▸ Exercise task
Output the lines exactly, from the one where "Give me the Plotly.js source for this chart." appears through the one where "const endDay = '2017-12-05';" appears. Images are left out.

▸ Data entries
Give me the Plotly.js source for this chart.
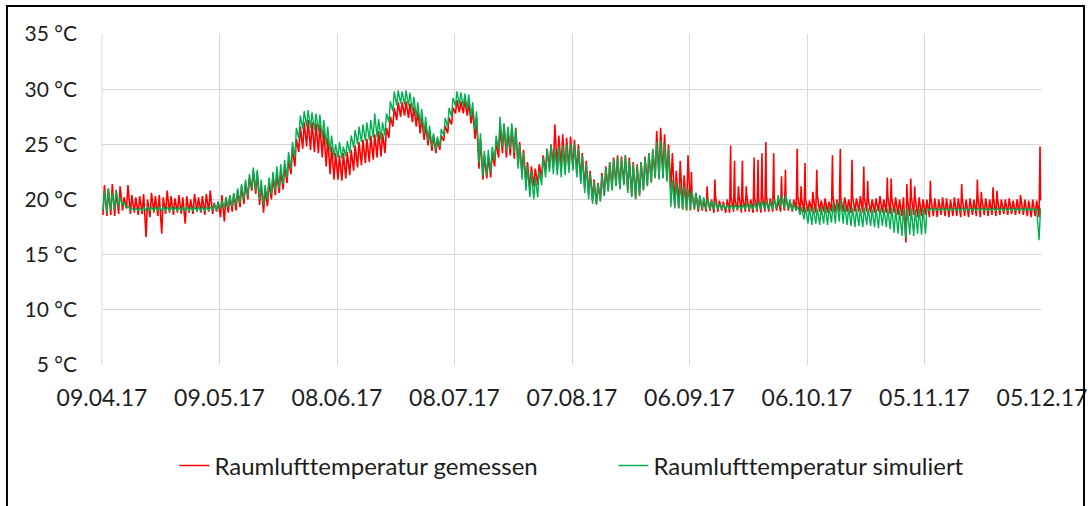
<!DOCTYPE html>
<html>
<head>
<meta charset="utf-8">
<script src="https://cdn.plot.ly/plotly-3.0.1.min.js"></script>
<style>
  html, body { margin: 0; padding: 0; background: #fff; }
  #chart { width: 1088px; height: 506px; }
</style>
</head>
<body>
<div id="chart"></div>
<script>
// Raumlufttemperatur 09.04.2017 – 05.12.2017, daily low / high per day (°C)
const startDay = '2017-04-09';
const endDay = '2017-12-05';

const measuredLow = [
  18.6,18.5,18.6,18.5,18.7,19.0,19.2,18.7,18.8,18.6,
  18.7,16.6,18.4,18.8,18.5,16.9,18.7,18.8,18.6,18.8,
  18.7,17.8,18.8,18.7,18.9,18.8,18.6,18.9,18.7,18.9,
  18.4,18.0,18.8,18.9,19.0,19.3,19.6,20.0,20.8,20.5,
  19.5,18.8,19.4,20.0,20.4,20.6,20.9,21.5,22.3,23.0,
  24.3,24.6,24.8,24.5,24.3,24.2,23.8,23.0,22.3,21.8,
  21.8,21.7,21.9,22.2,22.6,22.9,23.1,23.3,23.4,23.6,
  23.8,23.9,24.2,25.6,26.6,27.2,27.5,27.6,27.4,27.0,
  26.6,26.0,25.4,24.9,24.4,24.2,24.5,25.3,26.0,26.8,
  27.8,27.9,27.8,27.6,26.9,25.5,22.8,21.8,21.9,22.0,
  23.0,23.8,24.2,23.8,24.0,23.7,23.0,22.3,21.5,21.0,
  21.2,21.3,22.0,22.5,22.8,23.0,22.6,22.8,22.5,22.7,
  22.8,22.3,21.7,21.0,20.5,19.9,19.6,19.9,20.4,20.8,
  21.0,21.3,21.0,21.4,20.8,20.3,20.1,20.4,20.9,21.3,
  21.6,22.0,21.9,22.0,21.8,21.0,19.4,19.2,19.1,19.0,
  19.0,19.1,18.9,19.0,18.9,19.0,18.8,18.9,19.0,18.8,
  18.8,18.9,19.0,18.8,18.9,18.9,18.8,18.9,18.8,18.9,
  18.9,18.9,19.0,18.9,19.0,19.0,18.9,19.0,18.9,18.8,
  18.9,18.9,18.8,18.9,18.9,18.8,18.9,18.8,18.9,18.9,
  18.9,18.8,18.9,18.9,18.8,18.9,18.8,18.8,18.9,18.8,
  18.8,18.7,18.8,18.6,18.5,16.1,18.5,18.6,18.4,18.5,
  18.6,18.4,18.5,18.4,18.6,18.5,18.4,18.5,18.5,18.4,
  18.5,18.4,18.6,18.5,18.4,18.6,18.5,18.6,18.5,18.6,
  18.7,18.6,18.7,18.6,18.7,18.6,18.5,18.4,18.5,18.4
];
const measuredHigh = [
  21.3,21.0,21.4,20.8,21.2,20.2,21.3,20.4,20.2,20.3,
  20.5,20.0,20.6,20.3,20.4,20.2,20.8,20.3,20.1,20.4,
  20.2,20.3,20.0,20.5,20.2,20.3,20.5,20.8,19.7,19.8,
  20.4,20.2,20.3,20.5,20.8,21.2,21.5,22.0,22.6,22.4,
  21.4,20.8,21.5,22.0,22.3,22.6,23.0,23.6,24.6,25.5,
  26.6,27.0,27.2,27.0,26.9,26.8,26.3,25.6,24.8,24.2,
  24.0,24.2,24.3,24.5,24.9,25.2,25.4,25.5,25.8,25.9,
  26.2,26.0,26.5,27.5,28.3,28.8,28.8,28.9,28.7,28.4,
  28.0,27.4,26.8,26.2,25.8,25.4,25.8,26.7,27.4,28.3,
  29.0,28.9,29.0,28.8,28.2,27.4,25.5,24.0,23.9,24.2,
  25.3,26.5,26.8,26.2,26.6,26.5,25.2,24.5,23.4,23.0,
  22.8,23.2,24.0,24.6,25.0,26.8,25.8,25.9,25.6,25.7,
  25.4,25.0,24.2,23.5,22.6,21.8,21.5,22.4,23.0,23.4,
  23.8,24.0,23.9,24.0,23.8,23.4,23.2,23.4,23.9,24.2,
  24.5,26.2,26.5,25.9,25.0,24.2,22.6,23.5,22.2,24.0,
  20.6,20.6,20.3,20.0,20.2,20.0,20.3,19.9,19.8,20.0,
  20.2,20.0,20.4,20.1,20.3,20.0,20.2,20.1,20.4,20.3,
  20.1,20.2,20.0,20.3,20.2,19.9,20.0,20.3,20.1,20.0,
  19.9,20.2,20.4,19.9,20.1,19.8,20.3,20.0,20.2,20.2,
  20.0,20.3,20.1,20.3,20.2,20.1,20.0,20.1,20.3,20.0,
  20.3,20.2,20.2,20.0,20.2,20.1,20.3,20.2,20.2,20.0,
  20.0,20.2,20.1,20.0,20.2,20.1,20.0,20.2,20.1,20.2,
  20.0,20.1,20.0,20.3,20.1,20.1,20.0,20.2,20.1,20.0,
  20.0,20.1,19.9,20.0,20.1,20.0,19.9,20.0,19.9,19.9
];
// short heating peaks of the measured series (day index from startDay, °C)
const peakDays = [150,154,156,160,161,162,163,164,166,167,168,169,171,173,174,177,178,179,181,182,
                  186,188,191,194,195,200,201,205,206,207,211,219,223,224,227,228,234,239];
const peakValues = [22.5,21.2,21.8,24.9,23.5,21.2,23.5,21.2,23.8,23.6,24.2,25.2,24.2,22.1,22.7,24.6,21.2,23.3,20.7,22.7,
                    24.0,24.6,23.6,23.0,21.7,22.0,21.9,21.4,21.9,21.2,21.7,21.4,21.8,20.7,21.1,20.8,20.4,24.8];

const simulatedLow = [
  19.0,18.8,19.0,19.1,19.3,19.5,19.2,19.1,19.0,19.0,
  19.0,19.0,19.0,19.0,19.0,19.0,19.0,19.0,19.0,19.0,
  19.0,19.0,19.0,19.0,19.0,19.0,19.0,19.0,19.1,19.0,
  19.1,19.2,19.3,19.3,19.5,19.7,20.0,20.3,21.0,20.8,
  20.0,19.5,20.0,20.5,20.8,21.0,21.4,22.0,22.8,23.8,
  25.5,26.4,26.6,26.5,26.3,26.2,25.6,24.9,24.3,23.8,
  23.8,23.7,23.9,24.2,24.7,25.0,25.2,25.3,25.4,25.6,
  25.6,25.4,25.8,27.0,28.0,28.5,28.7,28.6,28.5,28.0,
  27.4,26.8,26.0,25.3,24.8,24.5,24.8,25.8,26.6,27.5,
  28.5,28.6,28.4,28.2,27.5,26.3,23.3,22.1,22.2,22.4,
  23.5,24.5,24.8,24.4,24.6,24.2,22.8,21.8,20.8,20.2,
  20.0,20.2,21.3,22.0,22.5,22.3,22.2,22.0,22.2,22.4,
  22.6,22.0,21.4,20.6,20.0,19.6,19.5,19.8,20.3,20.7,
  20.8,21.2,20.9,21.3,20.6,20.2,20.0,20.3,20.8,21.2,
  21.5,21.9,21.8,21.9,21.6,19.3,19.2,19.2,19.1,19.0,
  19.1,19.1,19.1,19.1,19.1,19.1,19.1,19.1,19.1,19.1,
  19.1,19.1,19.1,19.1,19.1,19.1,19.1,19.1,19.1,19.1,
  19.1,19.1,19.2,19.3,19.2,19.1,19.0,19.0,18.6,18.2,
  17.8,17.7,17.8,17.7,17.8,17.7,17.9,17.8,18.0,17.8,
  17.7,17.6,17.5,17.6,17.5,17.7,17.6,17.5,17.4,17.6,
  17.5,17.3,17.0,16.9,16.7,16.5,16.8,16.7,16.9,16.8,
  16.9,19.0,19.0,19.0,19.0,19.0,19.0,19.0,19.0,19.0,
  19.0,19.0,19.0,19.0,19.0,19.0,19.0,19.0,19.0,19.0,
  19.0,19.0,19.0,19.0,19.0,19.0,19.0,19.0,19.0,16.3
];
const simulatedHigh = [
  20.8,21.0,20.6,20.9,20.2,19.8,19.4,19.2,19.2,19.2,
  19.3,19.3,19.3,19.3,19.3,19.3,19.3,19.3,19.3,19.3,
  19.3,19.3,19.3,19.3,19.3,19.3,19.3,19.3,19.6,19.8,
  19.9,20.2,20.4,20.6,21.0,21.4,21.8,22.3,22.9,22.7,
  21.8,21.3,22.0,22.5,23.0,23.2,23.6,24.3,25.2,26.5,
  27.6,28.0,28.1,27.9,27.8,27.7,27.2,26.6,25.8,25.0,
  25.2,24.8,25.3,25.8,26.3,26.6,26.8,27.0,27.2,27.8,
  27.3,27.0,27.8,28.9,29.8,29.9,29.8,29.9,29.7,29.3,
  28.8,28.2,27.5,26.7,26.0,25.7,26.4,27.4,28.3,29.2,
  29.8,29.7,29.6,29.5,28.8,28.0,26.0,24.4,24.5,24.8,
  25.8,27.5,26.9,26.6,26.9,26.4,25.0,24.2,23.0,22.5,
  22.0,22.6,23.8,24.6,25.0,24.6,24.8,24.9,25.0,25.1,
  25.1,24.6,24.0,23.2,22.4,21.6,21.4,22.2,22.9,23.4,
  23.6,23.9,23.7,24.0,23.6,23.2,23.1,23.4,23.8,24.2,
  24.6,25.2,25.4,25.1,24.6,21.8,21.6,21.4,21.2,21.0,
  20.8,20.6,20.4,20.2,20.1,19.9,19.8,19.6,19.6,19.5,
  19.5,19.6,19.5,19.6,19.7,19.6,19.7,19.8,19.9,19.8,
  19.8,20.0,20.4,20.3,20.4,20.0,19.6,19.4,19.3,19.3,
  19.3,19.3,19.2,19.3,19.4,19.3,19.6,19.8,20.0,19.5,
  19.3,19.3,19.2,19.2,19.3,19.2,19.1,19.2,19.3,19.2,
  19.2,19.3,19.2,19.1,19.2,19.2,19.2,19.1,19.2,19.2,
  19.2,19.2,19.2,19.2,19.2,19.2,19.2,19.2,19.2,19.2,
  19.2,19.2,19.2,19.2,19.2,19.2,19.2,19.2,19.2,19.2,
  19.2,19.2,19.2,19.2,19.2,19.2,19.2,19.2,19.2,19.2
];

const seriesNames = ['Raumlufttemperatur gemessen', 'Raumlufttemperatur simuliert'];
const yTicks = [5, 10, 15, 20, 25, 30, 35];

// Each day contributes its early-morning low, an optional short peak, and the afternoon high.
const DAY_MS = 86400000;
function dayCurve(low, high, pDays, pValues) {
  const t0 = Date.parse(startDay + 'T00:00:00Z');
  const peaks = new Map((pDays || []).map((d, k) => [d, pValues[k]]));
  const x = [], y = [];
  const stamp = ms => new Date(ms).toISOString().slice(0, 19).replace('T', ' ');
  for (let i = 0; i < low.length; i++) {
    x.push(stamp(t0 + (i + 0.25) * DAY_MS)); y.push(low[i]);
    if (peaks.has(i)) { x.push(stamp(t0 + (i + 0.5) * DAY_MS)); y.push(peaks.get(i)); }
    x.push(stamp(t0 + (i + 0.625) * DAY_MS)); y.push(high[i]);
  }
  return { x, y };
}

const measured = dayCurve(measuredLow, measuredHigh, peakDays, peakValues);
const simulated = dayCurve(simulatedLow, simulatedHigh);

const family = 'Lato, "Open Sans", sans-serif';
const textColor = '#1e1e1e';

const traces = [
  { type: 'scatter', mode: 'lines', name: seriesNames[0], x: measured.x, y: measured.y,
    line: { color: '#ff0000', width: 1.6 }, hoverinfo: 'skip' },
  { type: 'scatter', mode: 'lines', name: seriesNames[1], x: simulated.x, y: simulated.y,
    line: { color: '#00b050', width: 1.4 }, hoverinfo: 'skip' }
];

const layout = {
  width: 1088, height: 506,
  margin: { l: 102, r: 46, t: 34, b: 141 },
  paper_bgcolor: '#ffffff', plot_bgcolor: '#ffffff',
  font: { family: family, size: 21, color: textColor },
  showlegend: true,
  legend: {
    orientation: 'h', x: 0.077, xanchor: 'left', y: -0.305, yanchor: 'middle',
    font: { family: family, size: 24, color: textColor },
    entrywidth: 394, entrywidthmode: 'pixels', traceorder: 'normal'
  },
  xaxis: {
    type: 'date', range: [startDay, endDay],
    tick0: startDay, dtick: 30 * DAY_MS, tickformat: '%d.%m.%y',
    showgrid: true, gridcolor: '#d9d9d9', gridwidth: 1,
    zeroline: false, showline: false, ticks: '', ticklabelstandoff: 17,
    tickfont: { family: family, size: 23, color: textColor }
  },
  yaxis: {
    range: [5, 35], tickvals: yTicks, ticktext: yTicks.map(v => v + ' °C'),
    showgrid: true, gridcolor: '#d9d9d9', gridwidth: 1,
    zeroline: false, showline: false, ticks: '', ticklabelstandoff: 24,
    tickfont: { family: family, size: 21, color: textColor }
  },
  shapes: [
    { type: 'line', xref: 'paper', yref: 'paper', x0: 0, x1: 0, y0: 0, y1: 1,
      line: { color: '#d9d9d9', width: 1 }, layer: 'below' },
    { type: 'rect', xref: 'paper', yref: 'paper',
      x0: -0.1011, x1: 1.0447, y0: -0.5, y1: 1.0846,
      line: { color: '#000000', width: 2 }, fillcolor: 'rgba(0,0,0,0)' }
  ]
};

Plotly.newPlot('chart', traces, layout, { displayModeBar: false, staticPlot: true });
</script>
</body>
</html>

...

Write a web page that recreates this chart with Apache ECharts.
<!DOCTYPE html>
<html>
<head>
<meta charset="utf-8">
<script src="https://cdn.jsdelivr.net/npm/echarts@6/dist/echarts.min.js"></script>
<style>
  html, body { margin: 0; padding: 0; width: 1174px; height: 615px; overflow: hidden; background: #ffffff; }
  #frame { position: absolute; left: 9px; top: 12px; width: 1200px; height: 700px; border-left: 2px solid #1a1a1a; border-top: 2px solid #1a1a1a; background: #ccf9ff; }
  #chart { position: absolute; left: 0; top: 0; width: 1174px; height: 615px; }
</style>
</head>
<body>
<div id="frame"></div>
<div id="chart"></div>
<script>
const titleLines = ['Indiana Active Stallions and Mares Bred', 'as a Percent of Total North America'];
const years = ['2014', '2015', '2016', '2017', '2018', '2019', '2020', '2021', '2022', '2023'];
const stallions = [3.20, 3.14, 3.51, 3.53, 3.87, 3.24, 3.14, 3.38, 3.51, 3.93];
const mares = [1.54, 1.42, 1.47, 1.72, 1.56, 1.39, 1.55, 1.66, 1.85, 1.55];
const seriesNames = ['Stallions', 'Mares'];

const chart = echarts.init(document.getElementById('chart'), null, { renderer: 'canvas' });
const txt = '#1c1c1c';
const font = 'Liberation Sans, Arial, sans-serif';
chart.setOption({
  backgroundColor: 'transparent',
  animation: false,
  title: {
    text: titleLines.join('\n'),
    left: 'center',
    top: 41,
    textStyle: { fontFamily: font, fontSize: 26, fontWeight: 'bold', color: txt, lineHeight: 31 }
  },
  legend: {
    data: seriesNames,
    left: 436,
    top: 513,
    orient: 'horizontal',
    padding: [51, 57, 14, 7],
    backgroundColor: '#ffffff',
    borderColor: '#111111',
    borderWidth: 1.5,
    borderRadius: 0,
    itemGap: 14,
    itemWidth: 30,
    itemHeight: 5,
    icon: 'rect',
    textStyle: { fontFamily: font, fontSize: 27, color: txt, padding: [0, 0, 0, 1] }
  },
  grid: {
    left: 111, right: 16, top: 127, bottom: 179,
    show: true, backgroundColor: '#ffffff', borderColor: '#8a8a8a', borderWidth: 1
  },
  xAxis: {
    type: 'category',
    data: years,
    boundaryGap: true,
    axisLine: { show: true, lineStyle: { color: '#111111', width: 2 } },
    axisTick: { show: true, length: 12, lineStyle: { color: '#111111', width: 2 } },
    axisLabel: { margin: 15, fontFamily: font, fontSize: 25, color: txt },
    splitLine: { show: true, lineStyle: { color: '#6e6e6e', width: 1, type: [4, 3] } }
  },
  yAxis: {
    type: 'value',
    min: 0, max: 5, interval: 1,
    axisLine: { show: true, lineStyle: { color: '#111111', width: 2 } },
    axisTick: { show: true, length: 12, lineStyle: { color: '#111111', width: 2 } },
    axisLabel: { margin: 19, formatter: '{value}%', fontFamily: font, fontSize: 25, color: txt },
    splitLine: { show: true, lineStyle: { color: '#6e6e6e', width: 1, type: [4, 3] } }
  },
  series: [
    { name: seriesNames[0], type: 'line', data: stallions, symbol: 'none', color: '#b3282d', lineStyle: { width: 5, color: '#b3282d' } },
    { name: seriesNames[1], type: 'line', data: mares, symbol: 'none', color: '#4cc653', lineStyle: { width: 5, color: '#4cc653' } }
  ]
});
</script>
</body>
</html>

▸ Full solution
Give me the Plotly.js source for this chart.
<!DOCTYPE html>
<html>
<head>
<meta charset="utf-8">
<script src="https://cdn.plot.ly/plotly-3.0.1.min.js"></script>
<style>
  html, body { margin: 0; padding: 0; background: #fff; }
  #chart { width: 1088px; height: 506px; }
</style>
</head>
<body>
<div id="chart"></div>
<script>
// Raumlufttemperatur 09.04.2017 – 05.12.2017, daily low / high per day (°C)
const startDay = '2017-04-09';
const endDay = '2017-12-05';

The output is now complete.